Goal:
Repeat, exactly and in full, the lines of the listing below, but without any pictures.

Supplied material:
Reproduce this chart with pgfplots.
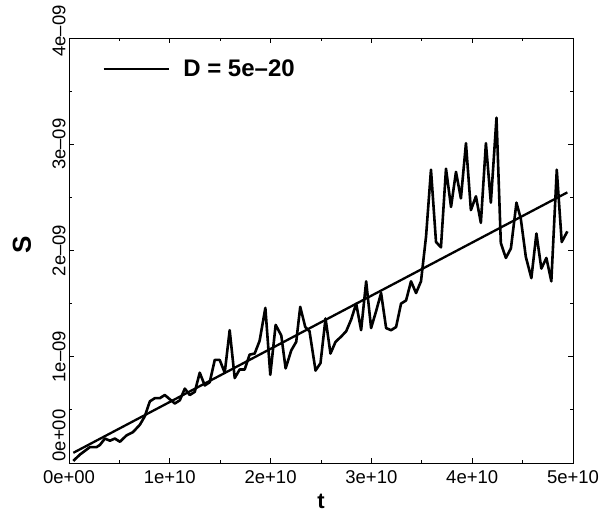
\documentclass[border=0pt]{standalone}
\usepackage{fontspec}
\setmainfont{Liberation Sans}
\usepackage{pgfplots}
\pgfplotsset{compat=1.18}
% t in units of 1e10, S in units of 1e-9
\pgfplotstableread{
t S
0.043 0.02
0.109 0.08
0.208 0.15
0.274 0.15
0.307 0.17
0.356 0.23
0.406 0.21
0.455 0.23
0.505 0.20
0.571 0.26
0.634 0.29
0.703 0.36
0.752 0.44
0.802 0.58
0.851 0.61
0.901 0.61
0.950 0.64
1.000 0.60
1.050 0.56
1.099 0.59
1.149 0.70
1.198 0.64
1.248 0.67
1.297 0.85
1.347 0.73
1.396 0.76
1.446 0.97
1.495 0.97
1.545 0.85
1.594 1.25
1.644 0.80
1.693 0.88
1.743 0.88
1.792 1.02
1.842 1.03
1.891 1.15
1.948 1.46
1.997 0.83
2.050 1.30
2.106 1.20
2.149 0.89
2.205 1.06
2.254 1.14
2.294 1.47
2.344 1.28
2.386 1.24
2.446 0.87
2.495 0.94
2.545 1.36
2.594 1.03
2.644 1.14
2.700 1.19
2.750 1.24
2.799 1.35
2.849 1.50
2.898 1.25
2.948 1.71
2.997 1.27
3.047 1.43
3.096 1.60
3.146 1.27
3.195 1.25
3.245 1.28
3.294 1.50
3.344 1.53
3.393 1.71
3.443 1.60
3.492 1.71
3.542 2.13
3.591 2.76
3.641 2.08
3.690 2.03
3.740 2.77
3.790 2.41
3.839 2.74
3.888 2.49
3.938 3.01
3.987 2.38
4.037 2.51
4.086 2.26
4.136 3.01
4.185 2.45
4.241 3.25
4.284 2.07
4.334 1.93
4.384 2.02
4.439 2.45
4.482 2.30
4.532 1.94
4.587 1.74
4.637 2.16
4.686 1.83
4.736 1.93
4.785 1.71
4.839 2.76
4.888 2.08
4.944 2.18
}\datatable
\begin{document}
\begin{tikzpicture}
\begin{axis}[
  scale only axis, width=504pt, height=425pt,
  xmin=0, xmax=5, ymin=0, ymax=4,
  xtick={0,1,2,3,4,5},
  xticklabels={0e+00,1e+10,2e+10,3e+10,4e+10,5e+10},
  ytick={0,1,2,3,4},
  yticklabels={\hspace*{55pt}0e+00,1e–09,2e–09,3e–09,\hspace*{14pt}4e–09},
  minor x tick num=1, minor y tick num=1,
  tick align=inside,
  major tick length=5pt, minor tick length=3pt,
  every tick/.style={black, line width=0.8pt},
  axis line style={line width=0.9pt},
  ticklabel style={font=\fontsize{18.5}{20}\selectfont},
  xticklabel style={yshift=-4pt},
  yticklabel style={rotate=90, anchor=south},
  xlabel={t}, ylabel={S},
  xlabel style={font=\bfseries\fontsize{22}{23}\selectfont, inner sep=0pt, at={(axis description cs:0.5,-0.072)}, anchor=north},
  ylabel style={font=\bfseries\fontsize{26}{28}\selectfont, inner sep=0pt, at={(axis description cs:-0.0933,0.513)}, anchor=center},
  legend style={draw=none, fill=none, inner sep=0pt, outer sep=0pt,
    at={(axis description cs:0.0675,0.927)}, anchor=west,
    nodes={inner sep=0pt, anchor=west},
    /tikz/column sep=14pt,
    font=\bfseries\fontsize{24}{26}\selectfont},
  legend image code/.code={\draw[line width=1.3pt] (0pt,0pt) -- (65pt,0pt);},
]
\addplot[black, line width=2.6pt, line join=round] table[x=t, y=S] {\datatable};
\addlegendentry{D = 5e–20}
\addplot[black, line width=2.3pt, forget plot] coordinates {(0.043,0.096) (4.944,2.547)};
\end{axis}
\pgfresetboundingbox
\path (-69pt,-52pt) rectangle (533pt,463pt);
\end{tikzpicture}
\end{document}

Exercise solution:
Reproduce this chart with pgfplots.
\documentclass[border=0pt]{standalone}
\usepackage{fontspec}
\setmainfont{Liberation Sans}
\usepackage{pgfplots}
\pgfplotsset{compat=1.18}
% t in units of 1e10, S in units of 1e-9
\pgfplotstableread{
t S
0.043 0.02
0.109 0.08
0.208 0.15
0.274 0.15
0.307 0.17
0.356 0.23
0.406 0.21
0.455 0.23
0.505 0.20
0.571 0.26
0.634 0.29
0.703 0.36
0.752 0.44
0.802 0.58
0.851 0.61
0.901 0.61
0.950 0.64
1.000 0.60
1.050 0.56
1.099 0.59
1.149 0.70
1.198 0.64
1.248 0.67
1.297 0.85
1.347 0.73
1.396 0.76
1.446 0.97
1.495 0.97
1.545 0.85
1.594 1.25
1.644 0.80
1.693 0.88
1.743 0.88
1.792 1.02
1.842 1.03
1.891 1.15
1.948 1.46
1.997 0.83
2.050 1.30
2.106 1.20
2.149 0.89
2.205 1.06
2.254 1.14
2.294 1.47
2.344 1.28
2.386 1.24
2.446 0.87
2.495 0.94
2.545 1.36
2.594 1.03
2.644 1.14
2.700 1.19
2.750 1.24
2.799 1.35
2.849 1.50
2.898 1.25
2.948 1.71
2.997 1.27
3.047 1.43
3.096 1.60
3.146 1.27
3.195 1.25
3.245 1.28
3.294 1.50
3.344 1.53
3.393 1.71
3.443 1.60
3.492 1.71
3.542 2.13
3.591 2.76
3.641 2.08
3.690 2.03
3.740 2.77
3.790 2.41
3.839 2.74
3.888 2.49
3.938 3.01
3.987 2.38
4.037 2.51
4.086 2.26
4.136 3.01
4.185 2.45
4.241 3.25
4.284 2.07
4.334 1.93
4.384 2.02
4.439 2.45
4.482 2.30
4.532 1.94
4.587 1.74
4.637 2.16
4.686 1.83
4.736 1.93
4.785 1.71
4.839 2.76
4.888 2.08
4.944 2.18
}\datatable
\begin{document}
\begin{tikzpicture}
\begin{axis}[
  scale only axis, width=504pt, height=425pt,
  xmin=0, xmax=5, ymin=0, ymax=4,
  xtick={0,1,2,3,4,5},
  xticklabels={0e+00,1e+10,2e+10,3e+10,4e+10,5e+10},
  ytick={0,1,2,3,4},
  yticklabels={\hspace*{55pt}0e+00,1e–09,2e–09,3e–09,\hspace*{14pt}4e–09},
  minor x tick num=1, minor y tick num=1,
  tick align=inside,
  major tick length=5pt, minor tick length=3pt,
  every tick/.style={black, line width=0.8pt},
  axis line style={line width=0.9pt},
  ticklabel style={font=\fontsize{18.5}{20}\selectfont},
  xticklabel style={yshift=-4pt},
  yticklabel style={rotate=90, anchor=south},
  xlabel={t}, ylabel={S},
  xlabel style={font=\bfseries\fontsize{22}{23}\selectfont, inner sep=0pt, at={(axis description cs:0.5,-0.072)}, anchor=north},
  ylabel style={font=\bfseries\fontsize{26}{28}\selectfont, inner sep=0pt, at={(axis description cs:-0.0933,0.513)}, anchor=center},
  legend style={draw=none, fill=none, inner sep=0pt, outer sep=0pt,
    at={(axis description cs:0.0675,0.927)}, anchor=west,
    nodes={inner sep=0pt, anchor=west},
    /tikz/column sep=14pt,
    font=\bfseries\fontsize{24}{26}\selectfont},
  legend image code/.code={\draw[line width=1.3pt] (0pt,0pt) -- (65pt,0pt);},
]
\addplot[black, line width=2.6pt, line join=round] table[x=t, y=S] {\datatable};
\addlegendentry{D = 5e–20}
\addplot[black, line width=2.3pt, forget plot] coordinates {(0.043,0.096) (4.944,2.547)};
\end{axis}
\pgfresetboundingbox
\path (-69pt,-52pt) rectangle (533pt,463pt);
\end{tikzpicture}
\end{document}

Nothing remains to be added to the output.